8. The para 522.4 states that if an employee (covered by it) leaves services without notice then he is liable for a week's pay (including all allowance). This suggests that the consequence of a breach of paragraph 522.4 only renders one to be liable for damages. The employer, in case of its violation, would be liable for damages for 14 days wages (including all allowances) only. But its violation can not invalidate or render a termination of the service illegal.  This is how the Supreme Court proceeded regarding similar provision in KA Barot Vs State of Gujrat4. The termination of service of the contesting respondent was not illegal; he at the most was entitled to 14 days of wages (including all allowances). The award of the labour court is illegal and is liable to be quashed.

9. In view of my finding on the second point, it is not necessary to decide the third point. The contesting respondent at the most was entitled to damages for 14 days wages (including all allowances).  This court while admitting this writ petition had granted an interim order. This was later modified on 3.12.19865 and award was stayed subject to payment of some amount and salary to the contesting respondent. The petitioner has not taken back the contesting respondent in service but is paying the salary.  The damage, that the contesting respondent was entitled to is much less than the amount that the contesting respondent has already received. The amount already received by the contesting respondent may be treated as damages.
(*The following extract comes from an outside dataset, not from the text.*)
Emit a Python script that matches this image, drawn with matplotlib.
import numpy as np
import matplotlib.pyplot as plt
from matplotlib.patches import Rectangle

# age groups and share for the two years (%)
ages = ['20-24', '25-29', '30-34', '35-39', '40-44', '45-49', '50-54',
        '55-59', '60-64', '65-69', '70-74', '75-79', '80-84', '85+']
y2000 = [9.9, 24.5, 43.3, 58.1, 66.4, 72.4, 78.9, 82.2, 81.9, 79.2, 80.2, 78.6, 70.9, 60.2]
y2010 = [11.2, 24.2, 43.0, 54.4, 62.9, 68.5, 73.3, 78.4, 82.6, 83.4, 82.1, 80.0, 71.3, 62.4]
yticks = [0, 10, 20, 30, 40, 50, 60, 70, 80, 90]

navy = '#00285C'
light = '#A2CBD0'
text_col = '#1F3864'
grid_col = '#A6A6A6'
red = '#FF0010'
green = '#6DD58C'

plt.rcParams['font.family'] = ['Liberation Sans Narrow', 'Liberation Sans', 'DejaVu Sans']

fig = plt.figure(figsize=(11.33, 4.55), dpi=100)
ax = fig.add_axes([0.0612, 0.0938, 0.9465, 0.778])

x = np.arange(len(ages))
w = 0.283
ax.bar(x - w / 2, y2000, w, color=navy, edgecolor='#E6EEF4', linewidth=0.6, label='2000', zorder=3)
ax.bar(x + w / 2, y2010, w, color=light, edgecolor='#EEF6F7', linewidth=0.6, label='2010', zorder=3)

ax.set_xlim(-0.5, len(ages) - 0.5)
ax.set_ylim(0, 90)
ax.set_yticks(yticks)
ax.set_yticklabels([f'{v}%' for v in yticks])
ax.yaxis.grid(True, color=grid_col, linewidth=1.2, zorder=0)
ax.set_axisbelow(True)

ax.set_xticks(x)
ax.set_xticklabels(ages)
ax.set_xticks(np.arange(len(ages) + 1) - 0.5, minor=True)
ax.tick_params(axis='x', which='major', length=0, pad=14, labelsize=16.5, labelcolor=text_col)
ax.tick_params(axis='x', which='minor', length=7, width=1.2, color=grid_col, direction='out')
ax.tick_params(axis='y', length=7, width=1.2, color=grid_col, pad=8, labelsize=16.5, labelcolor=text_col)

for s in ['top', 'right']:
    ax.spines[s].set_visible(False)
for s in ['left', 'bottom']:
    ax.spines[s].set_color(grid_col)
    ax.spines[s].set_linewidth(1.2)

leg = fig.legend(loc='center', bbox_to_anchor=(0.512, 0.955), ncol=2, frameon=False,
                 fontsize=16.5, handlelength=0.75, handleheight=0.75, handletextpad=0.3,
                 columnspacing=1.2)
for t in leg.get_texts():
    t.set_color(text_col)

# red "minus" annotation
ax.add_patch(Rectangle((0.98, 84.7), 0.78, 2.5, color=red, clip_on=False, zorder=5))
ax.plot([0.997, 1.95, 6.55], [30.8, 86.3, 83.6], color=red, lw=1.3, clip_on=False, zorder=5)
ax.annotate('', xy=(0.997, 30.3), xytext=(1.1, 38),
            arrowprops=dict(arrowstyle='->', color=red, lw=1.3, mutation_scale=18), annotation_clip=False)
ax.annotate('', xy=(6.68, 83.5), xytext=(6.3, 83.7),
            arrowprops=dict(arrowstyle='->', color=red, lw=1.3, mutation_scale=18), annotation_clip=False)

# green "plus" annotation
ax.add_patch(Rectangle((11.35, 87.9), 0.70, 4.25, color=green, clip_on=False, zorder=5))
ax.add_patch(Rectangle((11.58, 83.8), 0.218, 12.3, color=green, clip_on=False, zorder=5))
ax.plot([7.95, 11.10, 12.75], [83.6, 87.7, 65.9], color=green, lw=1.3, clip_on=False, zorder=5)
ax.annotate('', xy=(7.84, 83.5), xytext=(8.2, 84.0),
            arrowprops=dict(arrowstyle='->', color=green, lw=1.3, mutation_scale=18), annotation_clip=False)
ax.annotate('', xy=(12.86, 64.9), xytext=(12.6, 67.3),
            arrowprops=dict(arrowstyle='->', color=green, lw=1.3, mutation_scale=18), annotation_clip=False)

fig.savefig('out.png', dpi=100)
10. The petitioner was a temporary employee.  The para 522.4 of the Shastri Award was applicable to him.  But its violation of not giving 14 days notice does not render the termination of service illegal. The contesting respondent was only entitled to 14 days wages (including all allowances) as damages. The amount paid under the interim order dated 3.12.1986 of this court may be treated as damages. The writ petition is allowed. The award dated 9.7.1985 is quashed.  However, the bank will not be entitled to recover any amount, which has been paid to the contesting respondent in pursuance of the interim order passed by the court.